The project began in late spring 2025, when I started photographing small shifts and subtle changes on my everyday routes using my phone — from home to the metro, to the grocery store, the university, a café. These were details I might never have noticed if I had continued moving through these paths on autopilot. Sometimes it was something unintentionally funny, sometimes it was my ongoing fascination with construction sites, like yet another red-and-white tape.
Over time, this gesture turned into a habit. Almost every evening, or simply whenever I left the house, I began assembling collages in Instagram from images taken on the same day, often presenting them as ordinary photographs. I was amused by the fact that within the endless stream of content people usually spend only a few seconds looking at stories. There is rarely time to examine details, and I quickly realized that I was likely managing to subtly distort reality and quietly deceive viewers.

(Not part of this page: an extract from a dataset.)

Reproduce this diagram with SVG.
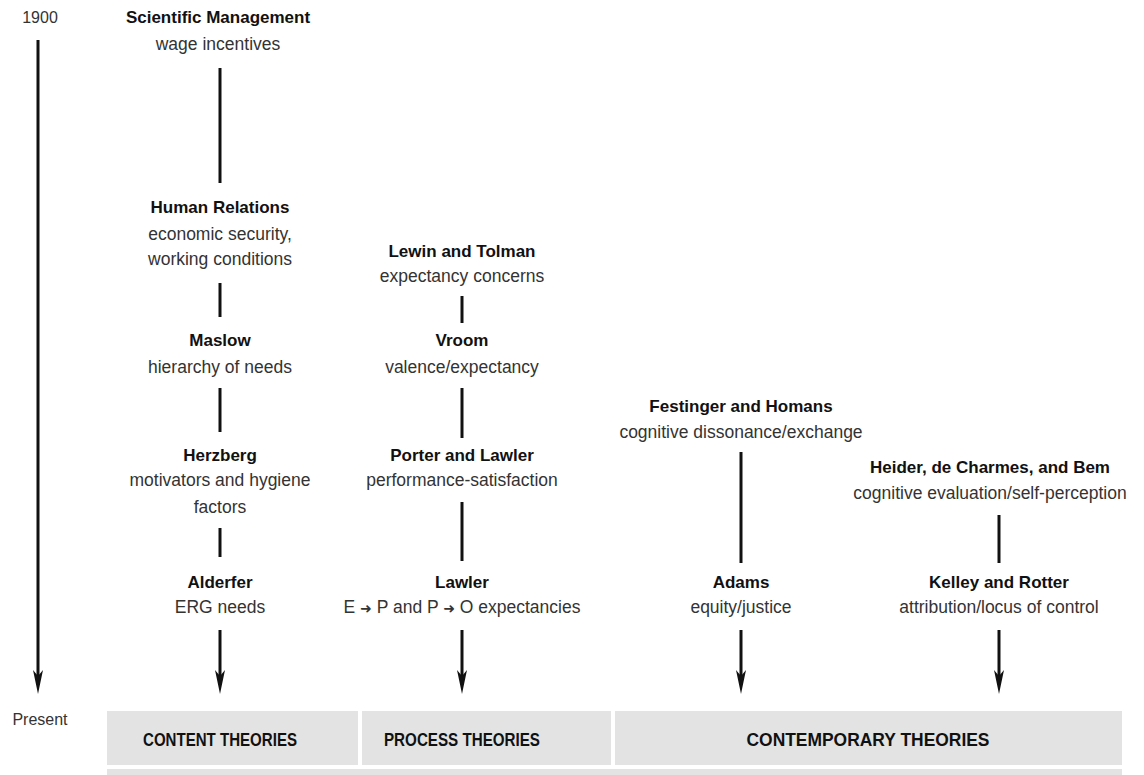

This practice became important for me as well. My daily routes stopped feeling like an endless routine, and the photographs turned into a kind of anchor, helping me stay attentive and present.
About half a year passed in this regular distortion of reality and small acts of deception on Instagram. At some point, the finger-clothespins appeared, but they lacked the very reality that could be tested through them. This is how the project began to take shape. For it, I produced new photographs over the course of a month, refining this method of visual displacement. Eventually, my teachers and colleagues stopped fully trusting my images, which everyone found amusing. In the end, people had to be literally pinched in order to believe in reality again.
The finger-clothespins were made by taking molds of my own fingers, combining them with clothespins, and casting them in liquid plastic after a series of technical experiments.